HappyTweet So Far

Iteration one was the simplest sentiment analysis algorithm I could think of. It looked up a sentiment score for each word from a database and added the scores of all the words in a tweet. The initial results were not great.

Actual Score Correct Incorrect Total Percent Correct
Positive 124 58 182 68%
Negative 46 131 177 26%
Neutral 60 79 139 43%
Total 230 268 498 46%

It felt like maybe there weren’t that many words that were actually being scored but that was just a hunch. Collecting data proved out that the hunch was correct and only 933 of the 5759 words from the tweets matched scored words from the table.

Stemming

Stemming is a way to reduce a word form down to its root form, or stem.

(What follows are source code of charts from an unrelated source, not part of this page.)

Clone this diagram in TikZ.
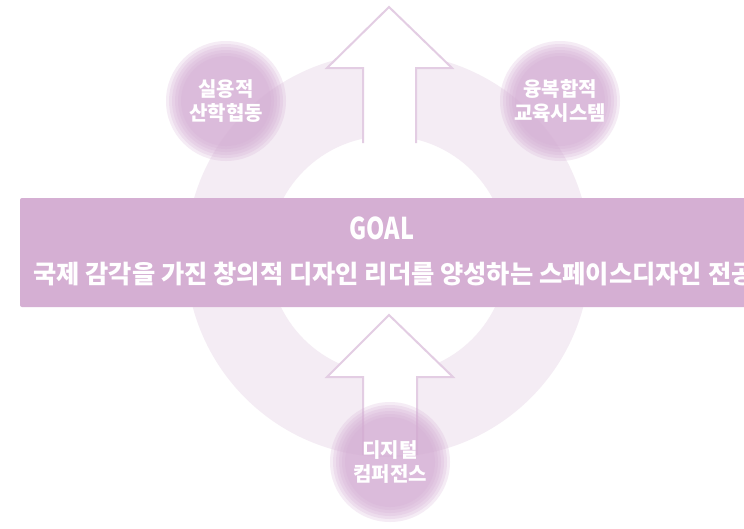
\documentclass[tikz,border=0pt]{standalone}
\usepackage{fontspec}
\newfontfamily\kr{Noto Sans CJK KR}
\newfontfamily\goalfont{Noto Sans CJK KR}[FakeStretch=0.78]
\definecolor{ringc}{HTML}{F4ECF4}
\definecolor{arrowc}{HTML}{E3CDE3}
\definecolor{bannerc}{HTML}{D5AFD3}
\definecolor{circc}{HTML}{D3A9D2}
\tikzset{
  arrowline/.style={draw=arrowc, line width=2pt, line join=miter},
  glowtext/.style={text=white, font=\kr\bfseries\fontsize{20}{24}\selectfont, align=center},
}
\begin{document}
\begin{tikzpicture}[x=1pt,y=-1pt]
\useasboundingbox (0,0) rectangle (744,528);
\fill[white] (0,0) rectangle (744,528);
% ring
\fill[ringc, even odd rule] (388,255) circle (202) (388,255) circle (119);
% top arrow
\fill[white] (363,143) -- (363,68) -- (327,68) -- (389,7) -- (452,68) -- (416,68) -- (416,143) -- cycle;
\draw[arrowline] (363,143) -- (363,68) -- (327,68) -- (389,7) -- (452,68) -- (416,68) -- (416,143);
% bottom arrow
\fill[white] (363,455) -- (363,377) -- (327,377) -- (389,315) -- (453,377) -- (417,377) -- (417,455) -- cycle;
\draw[arrowline] (363,455) -- (363,377) -- (327,377) -- (389,315) -- (453,377) -- (417,377) -- (417,455);
% banner
\fill[bannerc, rounded corners=2] (20,198) rectangle (770,307);
\node[text=white, font=\goalfont\bfseries\fontsize{30}{34}\selectfont, inner sep=0pt] (goal) at (382,228) {GOAL};
\node[text=white, font=\kr\bfseries\fontsize{25.3}{29}\selectfont, inner sep=0pt, anchor=west] (mission) at (33,274) {국제 감각을 가진 창의적 디자인 리더를 양성하는 스페이스디자인 전공};
% glow circles
\foreach \cx/\cy/\nm in {226/101/c1, 560/101/c2, 390/462/c3}{
  \foreach \r in {60,57,54,51,48,45}{
    \fill[circc, fill opacity=0.22] (\cx,\cy) circle (\r);
  }
  \coordinate (\nm) at (\cx,\cy);
}
\node[glowtext] (t1) at (c1) {실용적\\산학협동};
\node[glowtext] (t2) at (c2) {융복합적\\교육시스템};
\node[glowtext] (t3) at (c3) {디지털\\컴퍼전스};
\end{tikzpicture}
\end{document}
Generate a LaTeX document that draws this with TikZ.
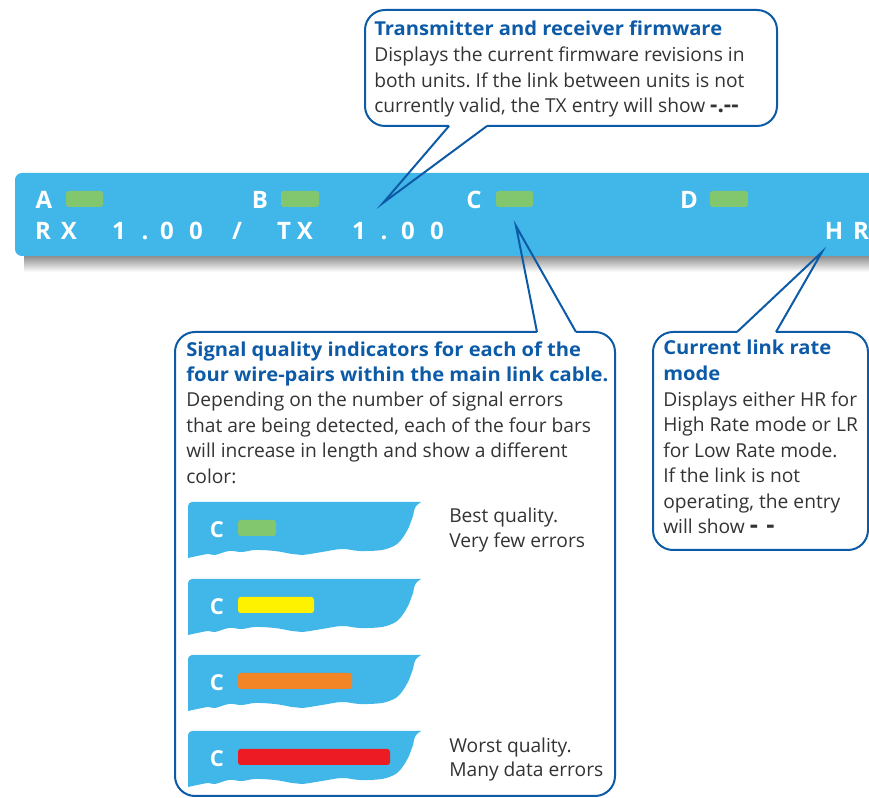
\documentclass[tikz,border=0pt]{standalone}
\usepackage{fontspec}
\setmainfont{Open Sans}
\newfontfamily\titlefont{Open Sans}[FakeStretch=1.05]
\usetikzlibrary{calc}
\frenchspacing
\definecolor{barblue}{HTML}{41B6E8}
\definecolor{calloutblue}{HTML}{0D5AA7}
\definecolor{txtgray}{HTML}{333333}
\definecolor{qgreen}{HTML}{82C66E}
\definecolor{qyellow}{HTML}{FFF200}
\definecolor{qorange}{HTML}{F28525}
\definecolor{qred}{HTML}{ED1C24}
\newcommand{\bodyfont}{\fontsize{14.4}{19}\selectfont}
\newcommand{\qualitybar}[4]{%
  \begin{scope}[shift={(188,#1)}]
    \fill[barblue] (0,56) -- (0,4) .. controls (0,2) and (2,0) .. (4,0) -- (233,0) -- (229,3)
      .. controls (226,6) and (226,10) .. (225,14) -- (221,25)
      .. controls (217,33) and (212,41) .. (206,44)
      -- plot[smooth, tension=0.6] coordinates {(206,44) (194,48) (172,49) (154,47) (134,50) (114,53) (104,52) (87,49) (67,48) (54,50) (41,49) (27,53) (21,52) (14,53) (0,56)}
      -- cycle;
    \node[samplech] (#4) at (29,36) {C};
    \fill[#2, rounded corners=2] (50,18) rectangle ++(#3,16);
  \end{scope}}
\begin{document}
\begin{tikzpicture}[x=0.75pt,y=-0.75pt,
  barch/.style={font=\fontsize{18}{18}\selectfont\bfseries, text=white, inner sep=0, anchor=base},
  samplech/.style={font=\fontsize{16.5}{16.5}\selectfont\bfseries, text=white, inner sep=0, anchor=base},
  ind/.style={fill=qgreen, rounded corners=2},
  txt/.style={anchor=base west, inner sep=0, font=\bodyfont, text=txtgray},
  ttl/.style={anchor=base west, inner sep=0, font=\bodyfont\titlefont\bfseries, text=calloutblue},
  callout/.style={draw=calloutblue, line width=1.5pt, rounded corners=15},
  pointer/.style={draw=calloutblue, line width=1.5pt, line join=miter}]
\useasboundingbox (0,0) rectangle (869,798);

% ---- display bar ----
\shade[top color=black!50, bottom color=white] (24,254) rectangle (869,272);
\fill[barblue] (869,173) -- (22,173) .. controls (18,173) and (15,176) .. (15,180) -- (15,249)
  .. controls (15,253) and (18,256) .. (22,256) -- (869,256) -- cycle;

\node[barch] (lA) at (44,209) {A};
\node[barch] (lB) at (260,209) {B};
\node[barch] (lC) at (474,209) {C};
\node[barch] (lD) at (689,209) {D};
\fill[ind] (66,191) rectangle (103,207);
\fill[ind] (281,191) rectangle (319,207);
\fill[ind] (496,191) rectangle (533,207);
\fill[ind] (710,191) rectangle (748,207);

\node[barch] (r1) at (43,240) {R};
\node[barch] (r2) at (69,240) {X};
\node[barch] (r3) at (119,240) {1};
\node[barch] (r4) at (145,240) {.};
\node[barch] (r5) at (167,240) {0};
\node[barch] (r6) at (196,240) {0};
\node[barch] (r7) at (237,240) {/};
\node[barch] (r8) at (284,240) {T};
\node[barch] (r9) at (305,240) {X};
\node[barch] (r10) at (359,240) {1};
\node[barch] (r11) at (384,240) {.};
\node[barch] (r12) at (408,240) {0};
\node[barch] (r13) at (437,240) {0};
\node[barch] (h1) at (834,240) {H};
\node[barch] (h2) at (861,240) {R};

% ---- pointer tips ----
\coordinate (fwtip) at (383,203);
\coordinate (sqtip) at (516,226);
\coordinate (hrtip) at (822,252);

% ---- top callout ----
\draw[callout] (487,126) -- (777,126) -- (777,10) -- (365,10) -- (365,126) -- (449,126);
\draw[pointer] (449,126) -- (fwtip) -- (487,126);
\node[ttl] (fw1) at (374,36) {Transmitter and receiver firmware};
\node[txt] (fw2) at (374,62) {Displays the current firmware revisions in};
\node[txt] (fw3) at (374,88) {both units. If the link between units is not};
\node[txt] (fw4) at (374,113) {currently valid, the TX entry will show {\fontsize{17}{17}\selectfont\bfseries -.{-}{-}}};

% ---- signal quality callout ----
\draw[callout] (576,332) -- (615,332) -- (615,796) -- (175,796) -- (175,332) -- (537,332);
\draw[pointer] (537,332) -- (sqtip) -- (576,332);
\node[ttl] (sq1) at (186,357) {Signal quality indicators for each of the};
\node[ttl] (sq2) at (186,382) {four wire-pairs within the main link cable.};
\node[txt] (sq3) at (186,407) {Depending on the number of signal errors};
\node[txt] (sq4) at (186,433) {that are being detected, each of the four bars};
\node[txt] (sq5) at (186,458) {will increase in length and show a different};
\node[txt] (sq6) at (186,484) {color:};

\qualitybar{502}{qgreen}{38}{c1}
\qualitybar{579}{qyellow}{76}{c2}
\qualitybar{655}{qorange}{114}{c3}
\qualitybar{731}{qred}{152}{c4}

\node[txt] (best1) at (449,523) {Best quality.};
\node[txt] (best2) at (449,548) {Very few errors};
\node[txt] (worst1) at (449,753) {Worst quality.};
\node[txt] (worst2) at (449,777) {Many data errors};

% ---- link rate callout ----
\draw[callout] (776,332) -- (868,332) -- (868,550) -- (653,550) -- (653,332) -- (737,332);
\draw[pointer] (737,332) -- (hrtip) -- (776,332);
\node[ttl] (lr1) at (663,355) {Current link rate};
\node[ttl] (lr2) at (663,381) {mode};
\node[txt] (lr3) at (663,407) {Displays either HR for};
\node[txt] (lr4) at (663,432) {High Rate mode or LR};
\node[txt] (lr5) at (663,458) {for Low Rate mode.};
\node[txt] (lr6) at (663,483) {If the link is not};
\node[txt] (lr7) at (663,509) {operating, the entry};
\node[txt] (lr8) at (663,534) {will show {\fontsize{19}{19}\selectfont\bfseries -\,\,-}};
\end{tikzpicture}
\end{document}
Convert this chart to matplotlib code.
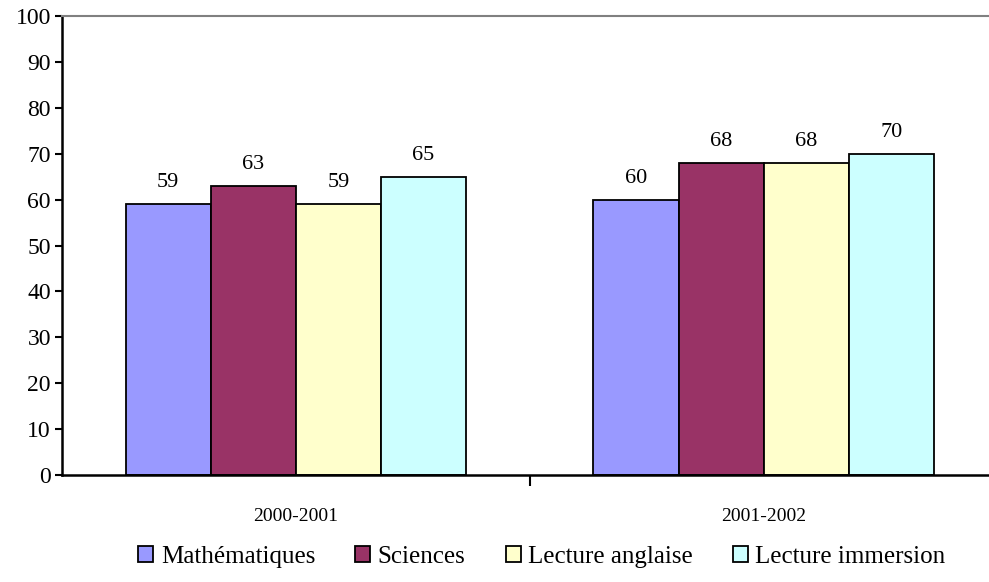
import numpy as np
import matplotlib.pyplot as plt

years = ["2000-2001", "2001-2002"]
subjects = ["Mathématiques", "Sciences", "Lecture anglaise", "Lecture immersion"]
math_vals = [59, 60]
science_vals = [63, 68]
english_vals = [59, 68]
immersion_vals = [65, 70]
colors = ["#9999FF", "#993366", "#FFFFCC", "#CCFFFF"]

plt.rcParams["font.family"] = ["Liberation Serif", "DejaVu Serif"]

fig = plt.figure(figsize=(9.89, 5.82), dpi=100)
ax = fig.add_axes([0.0627, 0.1838, 0.946, 0.7887])

x = np.arange(len(years))
width = 0.182
series = [math_vals, science_vals, english_vals, immersion_vals]
for i, (vals, name, col) in enumerate(zip(series, subjects, colors)):
    bars = ax.bar(x + (i - 1.5) * width, vals, width, color=col,
                  edgecolor="black", linewidth=1.3, label=name)
    for b, v in zip(bars, vals):
        ax.text(b.get_x() + b.get_width() / 2, v + 2.6, str(v),
                ha="center", va="bottom", fontsize=16)

ax.set_xlim(-0.5, 1.5)
ax.set_ylim(0, 100)
ax.set_yticks(range(0, 101, 10))
ax.tick_params(axis="y", labelsize=17, length=5, width=1.5, direction="out", pad=3)

ax.set_xticks([0.5])
ax.set_xticklabels([])
ax.tick_params(axis="x", which="major", length=8, width=1.5)
ax.set_xticks(x, minor=True)
ax.set_xticklabels(years, minor=True)
ax.tick_params(axis="x", which="minor", length=0, pad=24, labelsize=14)

ax.spines["left"].set_linewidth(1.8)
ax.spines["bottom"].set_linewidth(1.8)
ax.spines["top"].set_color("gray")
ax.spines["top"].set_linewidth(1.5)
ax.spines["right"].set_visible(False)

fig.legend(loc="center", bbox_to_anchor=(0.548, 0.043), ncol=4, frameon=False,
           fontsize=18, handlelength=0.6, handleheight=0.6, handletextpad=0.3,
           columnspacing=1.6)

fig.savefig("out.png", dpi=100)
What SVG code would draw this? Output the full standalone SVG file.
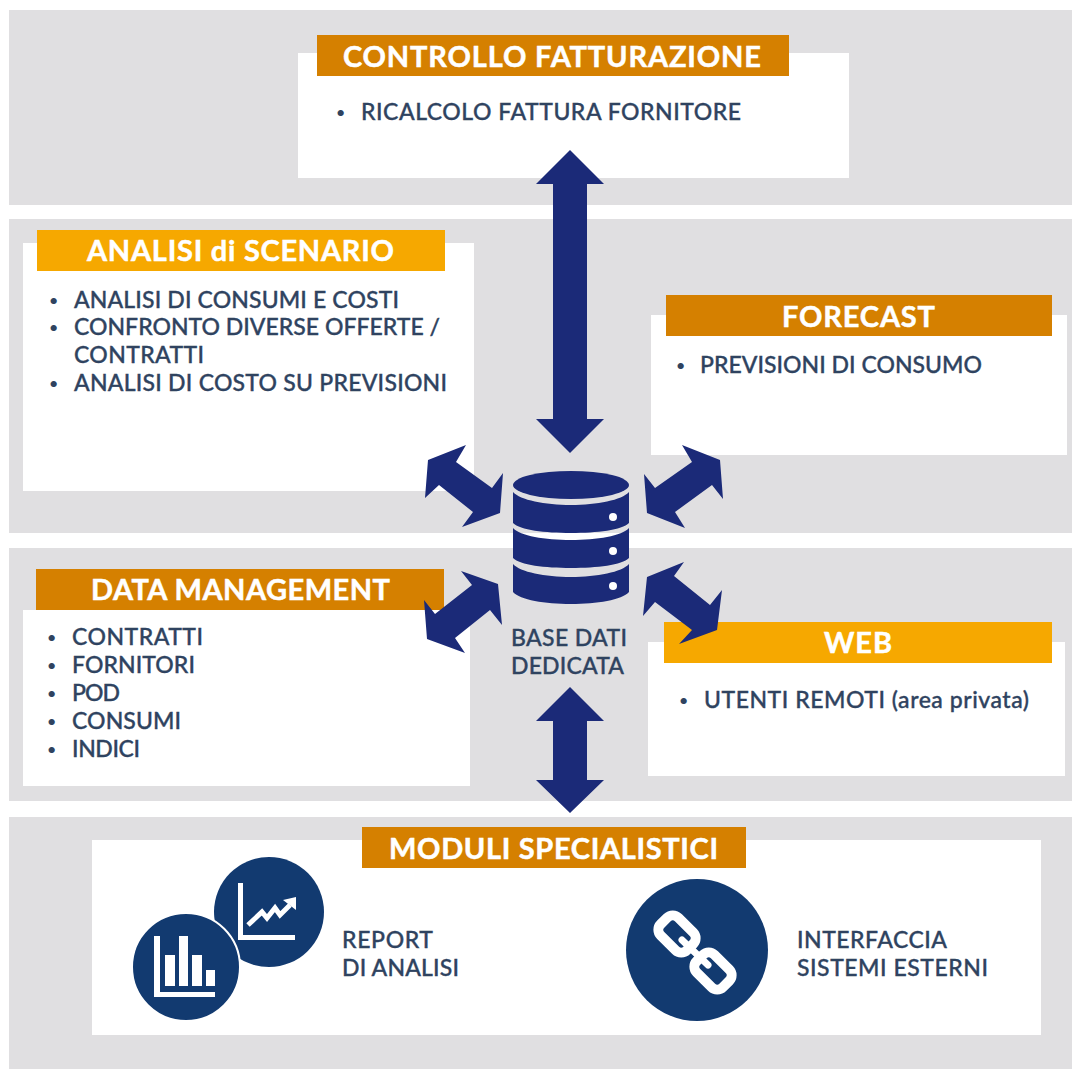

The hope was that by comparing the word stems, there would be more matches and the results would improve.

There were several existing choices of libraries to do this. I used clj-tokenizer to stem both the list of scored words and the words in the tweets which increased the number of words which actually contributed to the scoring from 933 up to 1636.

Overall, scoring more words had a positive impact, but it did produce some curious results.

Actual Score Correct Incorrect Total Percent Correct
Positive 147 35 182 81%
Negative 57 120 177 32%
Neutral 37 102 139 26%
Total 241 257 498 48%

The curious thing is the drop in scoring the neutral tweets. Also, the number of positive tweets scored correctly is much higher than either negative or neutral tweets. I have a guess as to why the neutral tweets went lower, but will need some data to see if it is correct.

What’s Next

At this point, there are more questions being generated than answers. I’ll probably research the drop in neutral tweet correctness.

Adding the second algorithm resulted in a lot of duplicated code in the runner program. Before adding any other algorithms, I’d like to refactor that code to remove the duplication. There is also duplicated code between the two algorithms. As new algorithms are added, I want to be able to continue to run the old ones. That means I can’t just improve the code as I go along. In an Object Oriented world, inheritance would solve that problem. I’ll have to learn how to do that in a functional world.

The next algorithm change I’d like to look at involves using word vectors to find similar words for words that are not in the scored words table.